Not me, though. I thought and thought and all I could come up with was the furious realization that I wasn't thankful at all. Not for a goddamn thing. Everything I have, everything I should be grateful for, paled in comparison to the nasty, bloated thoughts taking up my mind. I'm not thankful. I'm miserable. And no one should expect me to be anything but. My brother is dead and around me every day are brothers and siblings, their shared histories suddenly excessive, their shared intimacies suddenly garish. And the last thing I wanted to do was suck it up, be mature, and admit that I really do have it good, after all.

"I'm thankful for family," I said lamely. I felt like crying.

So I did. Not at dinner - I wasn't going for spectacle - but afterwards, down in the basement room where I'm staying, face down on the bed with a ball of my aunt's supersoft toiletpaper clenched in my hand. Rhea came to say goodbye and I gave her a snotty, swollen hug. Later, after I felt better, I washed my face and went back upstairs to eat a turkey and stuffing sandwich.

I can't wait for January. Apparently, I'm becoming one of those people who hates the holidays.

6 comments:

sallie said...

Mir, I hope one day hating the holidays will change for you. I am in the holiday hater club and I don't want to be here.

I have been in your shoes and this blog brought it all back. I did not loose my brother but I too once had to leave the table and go to that very same bed to cry. It was the year I was homeless, I felt so ashamed of myself and so unworthy of being at the table. When the "give thanks" came around, I had to make some lame thing up as like you, I did not feel thankful at all, just depressed.

This year I found myself relieved to be alone and not have to perform at Thanksgiving for anyone.

I too want to go to sleep and wake up in January. The absolute best Christmas in my adult life was the one where Rhea and I decided to boycott Christmas all together and go to Jamaica instead. We did not buy presents for each other or anyone else in the USA.(although Rhea cheated and bought me a beautiful watch)We instead brought a few things down to our Jamaican friends who have next to nothing.

In Jamaica we discovered a whole slew of American Christmas haters who go down every year and now have a way to really enjoy their holidays.

I am sure this will not cheer you up and I probably should not post this . I just want you to know, I understand. You are not alone. We are in this together.

Yesterday, I too tried to come up with a list of things I am thankful for and I did find some things, quite a few in fact -

The first thing on my list (after having a daughter like Rhea which is a given) is; I am most thankful to have such a loving and caring big sister, who not only has given me a roof over my head and a car to drive, but a pool to swim in a climate where one can swim on Thanksgiving! (who am I to complain, I may be busting my ass for 10.75 an hour but look where I live)

I am thankful to have had Kyle for my nephew for the past 22 years he taught me a lot and is continuing to teach me even more after his death.

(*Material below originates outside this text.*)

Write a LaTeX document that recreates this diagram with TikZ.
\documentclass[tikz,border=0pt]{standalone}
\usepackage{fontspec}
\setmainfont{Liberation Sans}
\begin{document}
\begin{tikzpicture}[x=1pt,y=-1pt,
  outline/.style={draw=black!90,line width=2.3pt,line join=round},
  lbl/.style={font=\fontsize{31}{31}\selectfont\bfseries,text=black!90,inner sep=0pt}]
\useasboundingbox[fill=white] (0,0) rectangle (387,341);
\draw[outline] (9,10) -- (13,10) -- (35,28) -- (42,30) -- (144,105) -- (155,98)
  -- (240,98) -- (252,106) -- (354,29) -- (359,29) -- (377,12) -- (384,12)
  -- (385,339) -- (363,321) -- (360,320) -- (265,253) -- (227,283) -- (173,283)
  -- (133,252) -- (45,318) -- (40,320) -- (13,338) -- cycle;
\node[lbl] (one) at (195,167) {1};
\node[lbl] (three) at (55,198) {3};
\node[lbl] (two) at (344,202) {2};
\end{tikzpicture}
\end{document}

I could go on but I won't.

See, that was easy enough. Try it when you are not under pressure to perform, it feels really good.

Katie said...

I'm in mourning, too. This is the second round of holidays for me and it does get easier. Not by much yet, but just enough so it's possible to imagine how you might, someday, enjoy things again.

This year, though, you get to skip the holidays. Be an observer. Be dark and sad and feel like an outsider. That's what mourning does, it cuts you off, makes you 'other'. And people who aren't in mourning can't see that, won't allow it, which is why they're so fucking hard to be around.

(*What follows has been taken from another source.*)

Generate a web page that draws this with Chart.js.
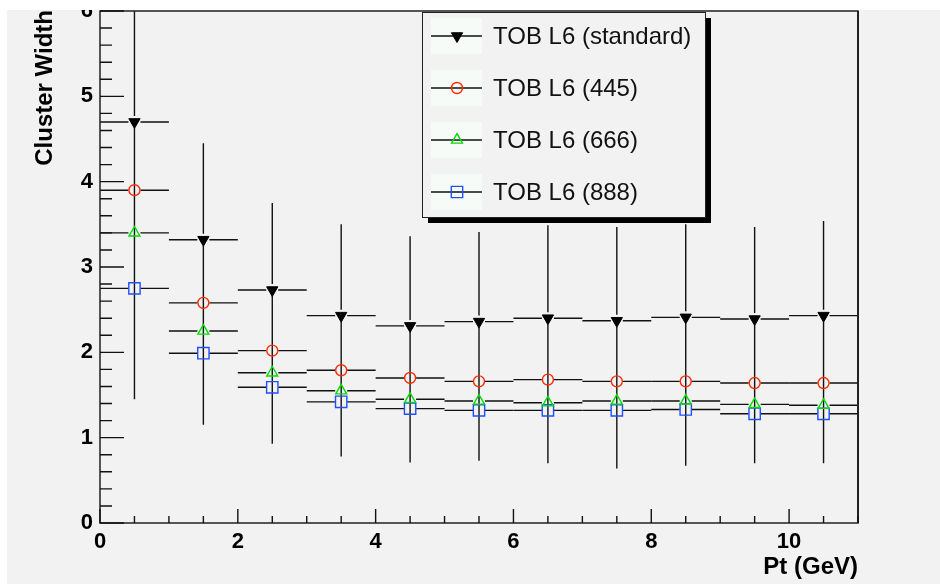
<!DOCTYPE html>
<html>
<head>
<meta charset="utf-8">
<title>TOB L6 cluster width vs Pt</title>
<script src="https://cdn.jsdelivr.net/npm/chart.js@4.4.1/dist/chart.umd.min.js"></script>
<style>
  html, body { margin: 0; padding: 0; background: #fff; }
  canvas { display: block; }
</style>
</head>
<body>
<canvas id="chart" width="940" height="584"></canvas>
<script>
// ---------------- Data ----------------
const ptBins = [0.5, 1.5, 2.5, 3.5, 4.5, 5.5, 6.5, 7.5, 8.5, 9.5, 10.5];
const binHalfWidth = 0.5;

const seriesLabels = ["TOB L6 (standard)", "TOB L6 (445)", "TOB L6 (666)", "TOB L6 (888)"];

const widthStandard = [4.70, 3.32, 2.73, 2.43, 2.31, 2.36, 2.40, 2.37, 2.41, 2.39, 2.43];
const standardLow   = [1.45, 1.15, 0.93, 0.78, 0.71, 0.73, 0.70, 0.64, 0.67, 0.70, 0.70];
const standardHigh  = [7.95, 4.45, 3.75, 3.50, 3.36, 3.41, 3.49, 3.47, 3.50, 3.47, 3.54];
const width445 = [3.90, 2.58, 2.02, 1.79, 1.70, 1.66, 1.68, 1.66, 1.66, 1.64, 1.64];
const width666 = [3.40, 2.25, 1.76, 1.55, 1.45, 1.43, 1.41, 1.43, 1.43, 1.39, 1.38];
const width888 = [2.75, 1.99, 1.59, 1.42, 1.34, 1.32, 1.32, 1.32, 1.33, 1.28, 1.28];

const xTickValues = [0, 2, 4, 6, 8, 10];
const yTickValues = [0, 1, 2, 3, 4, 5, 6];
const xRange = [0, 11];
const yRange = [0, 6];

// ---------------- Styling ----------------
const BG = "#f2f2f2";
const INK = "#111";
const FONT = "'Liberation Sans', Arial, Helvetica, sans-serif";

function points(values) {
  return ptBins.map((x, i) => ({ x, y: values[i] }));
}

const datasets = [
  {
    label: seriesLabels[0], data: points(widthStandard),
    pointStyle: "triangle", pointRotation: 180, pointRadius: 6.5,
    pointBackgroundColor: "#000", pointBorderColor: "#000", pointBorderWidth: 1,
    errLow: standardLow, errHigh: standardHigh, markerGap: 6
  },
  {
    label: seriesLabels[1], data: points(width445),
    pointStyle: "circle", pointRadius: 5.5,
    pointBackgroundColor: "rgba(0,0,0,0)", pointBorderColor: "#ff2a00", pointBorderWidth: 1.4,
    markerGap: 6
  },
  {
    label: seriesLabels[2], data: points(width666),
    pointStyle: "triangle", pointRotation: 0, pointRadius: 6.3,
    pointBackgroundColor: "rgba(0,0,0,0)", pointBorderColor: "#00dd00", pointBorderWidth: 1.4,
    markerGap: 6
  },
  {
    label: seriesLabels[3], data: points(width888),
    pointStyle: "rect", pointRadius: 8, pointBackgroundColor: "rgba(0,0,0,0)",
    pointBorderColor: "#1f4fff", pointBorderWidth: 1.4,
    markerGap: 6
  }
];

// ---------------- Plugins ----------------
const background = {
  id: "background",
  beforeDraw(chart) {
    const { ctx, width, height } = chart;
    ctx.save();
    ctx.fillStyle = BG;
    ctx.fillRect(0, 0, width, height);
    ctx.restore();
  }
};

// horizontal bin-width bars for every series, vertical spread for the standard one
const errorBars = {
  id: "errorBars",
  beforeDatasetsDraw(chart) {
    const { ctx, chartArea: a, scales: { x, y } } = chart;
    ctx.save();
    ctx.beginPath();
    ctx.rect(a.left, a.top, a.right - a.left, a.bottom - a.top);
    ctx.clip();
    ctx.strokeStyle = INK;
    ctx.lineWidth = 1.4;
    chart.data.datasets.forEach(ds => {
      const g = ds.markerGap;
      ds.data.forEach((p, i) => {
        const px = x.getPixelForValue(p.x);
        const py = y.getPixelForValue(p.y);
        const x0 = x.getPixelForValue(p.x - binHalfWidth);
        const x1 = x.getPixelForValue(p.x + binHalfWidth);
        ctx.beginPath();
        ctx.moveTo(x0, py); ctx.lineTo(px - g, py);
        ctx.moveTo(px + g, py); ctx.lineTo(x1, py);
        if (ds.errLow) {
          ctx.moveTo(px, y.getPixelForValue(ds.errHigh[i])); ctx.lineTo(px, py - g);
          ctx.moveTo(px, py + g); ctx.lineTo(px, y.getPixelForValue(ds.errLow[i]));
        }
        ctx.stroke();
      });
    });
    ctx.restore();
  }
};

// frame, inward ticks, axis titles, legend box
const frame = {
  id: "frame",
  afterDraw(chart) {
    const { ctx, chartArea: a, scales: { x, y } } = chart;
    ctx.save();

    ctx.strokeStyle = "#222";
    ctx.lineWidth = 1.5;
    ctx.strokeRect(a.left, a.top, a.right - a.left, a.bottom - a.top);
    ctx.lineWidth = 2;
    ctx.beginPath();
    ctx.moveTo(a.right, a.top); ctx.lineTo(a.right, a.bottom);
    ctx.stroke();

    // y ticks every 0.2, major every 1
    ctx.lineWidth = 1.4;
    ctx.strokeStyle = INK;
    ctx.beginPath();
    for (let k = 0; k <= 30; k++) {
      const py = y.getPixelForValue(k * 0.2);
      const len = k % 5 === 0 ? 24 : 12;
      ctx.moveTo(a.left, py); ctx.lineTo(a.left + len, py);
    }
    // x ticks every 0.5, major every 2
    for (let k = 0; k <= 22; k++) {
      const px = x.getPixelForValue(k * 0.5);
      const len = k % 4 === 0 ? 14 : 7;
      ctx.moveTo(px, a.bottom); ctx.lineTo(px, a.bottom - len);
    }
    ctx.stroke();

    // axis titles
    ctx.fillStyle = "#000";
    ctx.font = "bold 24px " + FONT;
    ctx.textAlign = "right";
    ctx.textBaseline = "alphabetic";
    ctx.fillText("Pt (GeV)", a.right, 574);
    ctx.save();
    ctx.translate(52, a.top - 1);
    ctx.rotate(-Math.PI / 2);
    ctx.fillText("Cluster Width", 0, 0);
    ctx.restore();

    // legend
    const lx = 422, ly = 12, lw = 283, lh = 205;
    ctx.fillStyle = "#000";
    ctx.fillRect(lx + 6, ly + 6, lw, lh);
    ctx.fillStyle = BG;
    ctx.fillRect(lx, ly, lw, lh);
    ctx.strokeStyle = "#222";
    ctx.lineWidth = 1;
    ctx.strokeRect(lx + 0.5, ly + 0.5, lw, lh);

    const rowH = 52;
    chart.data.datasets.forEach((ds, i) => {
      const cy = 36 + i * rowH;
      ctx.fillStyle = "#f7fbf7";
      ctx.fillRect(431, cy - 18, 51, 36);
      ctx.strokeStyle = INK;
      ctx.lineWidth = 1.4;
      ctx.beginPath();
      ctx.moveTo(431, cy); ctx.lineTo(482, cy);
      ctx.stroke();
      ctx.fillStyle = ds.pointBackgroundColor;
      ctx.strokeStyle = ds.pointBorderColor;
      ctx.lineWidth = ds.pointBorderWidth;
      Chart.helpers.drawPoint(ctx, {
        pointStyle: ds.pointStyle, radius: ds.pointRadius,
        rotation: ds.pointRotation || 0, borderWidth: ds.pointBorderWidth
      }, 457, cy);
      ctx.fillStyle = "#111";
      ctx.font = "24px " + FONT;
      ctx.textAlign = "left";
      ctx.textBaseline = "middle";
      ctx.fillText(ds.label, 493, cy + 1);
    });

    // page margin outside the pad
    ctx.fillStyle = "#fff";
    ctx.fillRect(0, 0, chart.width, 10);
    ctx.fillRect(0, 0, 7, chart.height);
    ctx.restore();
  }
};

// ---------------- Chart ----------------
new Chart(document.getElementById("chart"), {
  type: "scatter",
  data: { datasets },
  options: {
    responsive: false,
    animation: false,
    devicePixelRatio: 1,
    layout: { padding: { left: 7, top: 11, right: 82, bottom: 0 } },
    plugins: { legend: { display: false }, tooltip: { enabled: false } },
    scales: {
      x: {
        type: "linear", min: xRange[0], max: xRange[1],
        afterFit: s => { s.height = 61; s.paddingLeft = 0; s.paddingRight = 0; },
        afterBuildTicks: s => { s.ticks = xTickValues.map(v => ({ value: v })); },
        grid: { display: false, drawTicks: false },
        border: { display: false },
        ticks: { color: "#000", padding: 6, font: { family: FONT, size: 22, weight: "bold" }, maxRotation: 0 }
      },
      y: {
        type: "linear", min: yRange[0], max: yRange[1],
        afterFit: s => { s.width = 93; s.paddingTop = 0; s.paddingBottom = 0; },
        afterBuildTicks: s => { s.ticks = yTickValues.map(v => ({ value: v })); },
        grid: { display: false, drawTicks: false },
        border: { display: false },
        ticks: { color: "#000", padding: 7, font: { family: FONT, size: 22, weight: "bold" } }
      }
    }
  },
  plugins: [background, errorBars, frame]
});
</script>
</body>
</html>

Anyway, that's how it was for me.

cynthia said...

Please think about Xmas a lot and decide before hand what you want to do and what you don't want to do (as best you can figure out). I--for one--would like to do exactly what you want, no more and no less. I know guilt drives you a bit; but as for me, I would feel worse imposing on you things you don't want to do--following some kind of ritual for tradition sake--than by helping you what you truly do want to do (even if it is only a little bit).

And, unlike some employers you've had in your life, you never have to be afraid of setting clear boundaries on me and even on your dad. So please, really think, "What do I want?" and "What don't I want?" It would give me the greatest pleasure to help your Xmas be well within those guidelines.

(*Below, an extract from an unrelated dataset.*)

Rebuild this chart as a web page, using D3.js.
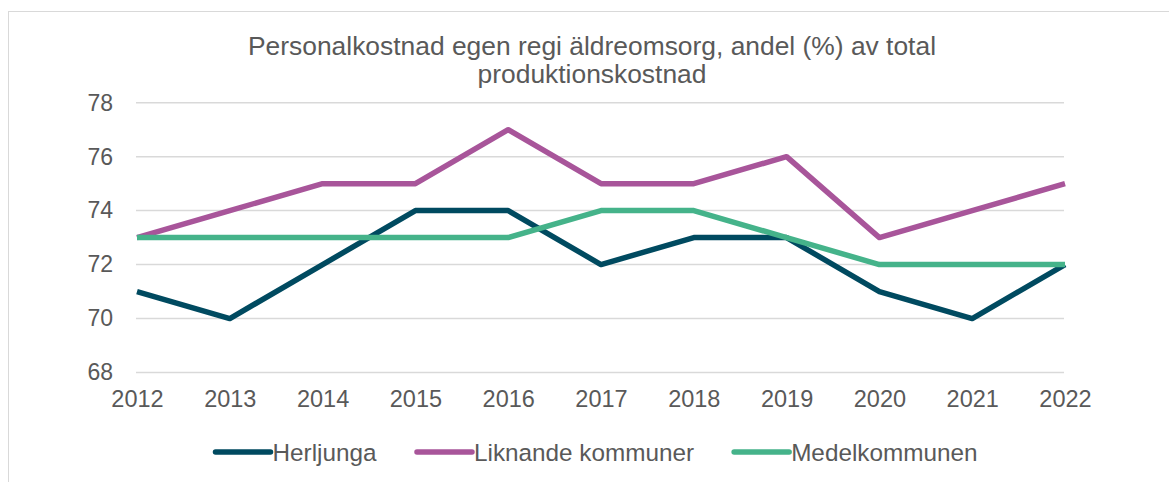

Of course, the hard part is that we can't set boundaries on the memories and reminders, on the sadness that is kindled and rekindled. They travel with us, they interrupt us, they seep into the best laid plans and trip us up. But we can try to work around them.

didi979 said...

Mir:

And Sally . . . sorry, I think perhaps that tradition has gone to bed. I love you so much and I'm so sorry that the thankful tradition turned on you that way. I'm really sorry. It was lovely to have you here and the next time you come up there will be nothing that you will have to be thankful for . . . for christ's sake you just lost your brother. What a dumb idea.

Love,
Aunt Di

robin said...

....at the risk of causing more weeping and gnashing of teeth, i must confess that for all of my life and for all of its pain and suffering, i have survived by seeking out that for which i might be thankful....it is a decision, a subtle shift in perspective, a saving grace....and it has made all the difference...

...so sorry, but so glad that such a lovely tradition was a catalyst for remembrance...in it, you remembered how thankful you are for having known Kyle...you remembered how devastating it is that he has died....and in your tears you honored his memory...

...so glad to have heard your sweet voice on thursday....

.... and Aunt Di does have the super softest toilet paper....

...and hugs, hun....

cynthia said...

oh di -- it's not really a dumb idea, but it can be hard. at our thanksgiving table no one brought it up. della usually would be the one; i think she was worried that my tears would make the overly salty gravy even moreso.

thank you for taking care of our daughters and their friends and making them feel so welcome. it was very helpful to both sal and me to know they were with family and in such good hands.